La fermeture annoncée de la base japonaise de Futenma, occupée par les Américains depuis 1945, affaiblit la défense de l'archipel nippon.
La fermeture annoncée de la base japonaise de Futenma, occupée par les Américains depuis 1945, affaiblit la défense de l’archipel nippon.© I. KATO/REUTERS

Un autre sujet divise les habitants : l’argent. A la différence d’autres bases américaines, Futenma a été construite sur des terrains privés. Chaque année, l’Etat japonais verse, en moyenne, 16 000 euros aux 3 722 propriétaires locaux. Une manne pour certains, une malédiction pour d’autres.  » Mon père a longtemps vécu sur cette terre, avant qu’il n’en soit chassé, témoigne Tobaru Isao. Depuis soixante-treize ans, l’Etat nous paie un loyer de 800 euros, mais ça suffit ! C’est la terre de mes ancêtres, je veux la récupérer. C’est là que je veux être enterré. « 

Son voeu devrait être exaucé. Les Américains vont partir – du moins lorsqu’ils pourront aménager dans la nouvelle base, à Henoko, au nord d’Okinawa. Le problème, c’est que les habitants d’Okinawa n’en veulent pas. Pourquoi, disent-ils, leur île devrait-elle continuer à supporter plus de 70 % de la présence américaine au Japon, alors qu’elle représente moins de 1 % de sa superficie ? Le 24 février dernier, ils ont d’ailleurs massivement rejeté ce projet, lors d’un référendum.
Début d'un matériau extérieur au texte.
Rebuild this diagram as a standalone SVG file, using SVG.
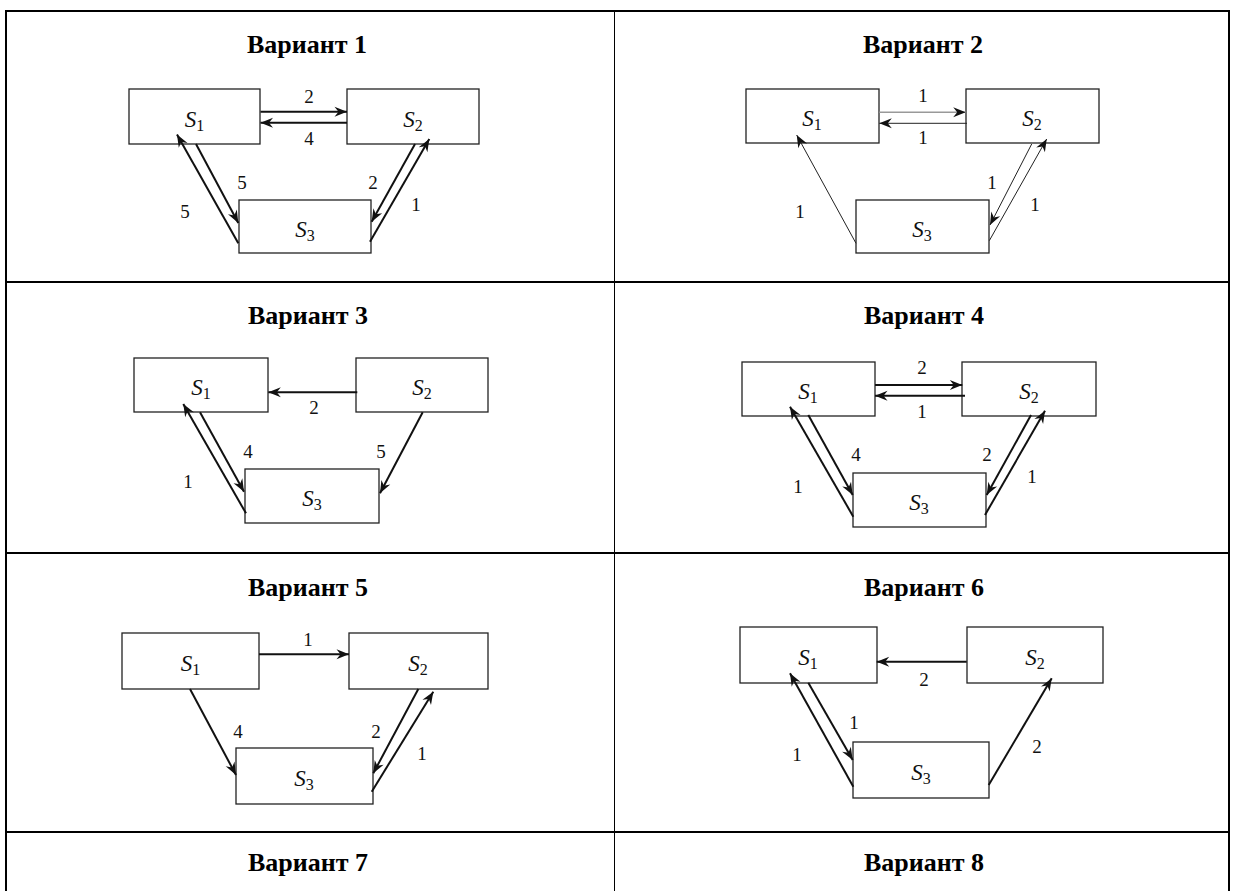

Libéré de son devoir de réserve depuis qu’il est en retraite, notre ancien colonel Grant Newsham ne mâche pas ses mots :  » On parle toujours des opposants d’Okinawa, mais jamais de ceux – et ils sont nombreux – qui souhaitent le maintien des Américains, s’emporte-t-il. Personne n’évoque non plus les trois milliards d’euros de subventions que Tokyo injecte chaque année dans l’économie locale !  » La future base d’Henoko ?  » Tout le monde répète comme un mantra que c’est la meilleure solution, mais c’est faux ! La future piste sera trop courte. Elle ne comptera que 1 190 mètres, contre 2 740 actuellement. Ce sera un handicap majeur en cas de conflit avec la Corée ou avec la Chine.  » Le dossier n’est donc pas près de se régler. Vu de Pékin, en tout cas, ce micmac doit être des plus divertissants.

Par Charles Haquet.

Chine-Japon : la querelle des îles

C’est une bisbille vieille de plus d’un siècle. Le sort des îles Senkaku avait pourtant été scellé en 1895, à la fin de la guerre sino-japonaise : vaincue, la Chine avait cédé Taïwan à son ennemi, avec les Senkaku. A la fin de la guerre, les Américains s’installent à Okinawa. L’île ne sera restituée aux Japonais qu’en 1972. Mais le sort des Senkaku n’est pas tranché. Lorsque le Premier ministre japonais, Kakuei Tanaka, s’en enquiert auprès de son homologue chinois Zhou Enlai, celui-ci répond :  » On verra plus tard.  » Depuis, rien n’a bougé.

Depuis 2012, Pékin se montre de plus en plus vindicatif. Dans un article paru en août 2018 sur le site japonais The Diplomat, un chercheur chinois affirme que ces îles ne peuvent être japonaises, car elles n’entrent pas, à quelques degrés de latitude près, dans le périmètre défini en 1946 par les Alliés. Reste à savoir si ce différend se réglera dans un tribunal ou les armes à la main.